Okay, okay, okay. I don't actually mean invisible—that would be pretty strange, though. Planets are gargantuan objects, but they almost always orbit stars that are vastly brighter and larger than the planets they orbit. This renders planets invisible to astronomers using telescopes. Just think about it for a second: stars are some of the brightest objects in the cosmos, while planets—though large—are orders of magnitude smaller and far less luminous than their host star. And since they're so close to their star (in space terms), they're basically a firefly in front of a lighthouse beacon. But there are some clever techniques scientists use to detect these worlds.
Stars emit light at a constant brightness (luminosity)—meaning if you graphed it over time, you'd get a straight horizontal line. However, if a planet orbits the star and passes in front of it from our point of view, the star's brightness will dip. When astronomers notice these dips, they keep gathering data, because if the dips recur at regular intervals, it means an exoplanet (a planet outside our solar system) is orbiting the star.
That isn't the only information you can get from this. We can determine an exoplanet's orbital period by measuring the time between two dips in its host star's brightness. The exoplanet is in front of the star at the first dip, then orbits until it crosses again, creating the next dip. We can also determine an exoplanet's size by how deep the brightness dip is — the larger the dip, the larger the planet.
The radial velocity (wobble) method takes a different approach. While exoplanets might be tiny compared to their host star, they still tug on it with gravity. As the exoplanet orbits, we can observe the star wobble. This wobble shows up in a spectrograph (an instrument that displays the wavelengths of light an object emits) because, as the star moves, its spectral lines shift back and forth. Below is a GIF that shows the process.
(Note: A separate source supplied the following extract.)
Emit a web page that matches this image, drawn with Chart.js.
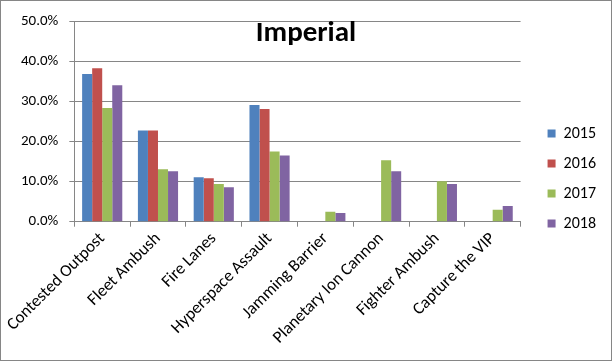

This method reveals something the transit method can't: an exoplanet's minimum mass. MINIMUM MASS! Yeah, that's a little confusing. With the wobble method, we don't know the orbit's orientation—all we see are shifts in the star's spectrum caused by the star moving toward and away from us. From the size of that wobble, we can calculate a minimum mass, because we only measure the motion along our line of sight. The true mass could be larger if the orbit is tilted; however, we won't know by how much if the orbit is tilted, say, 2 degrees versus 89 degrees.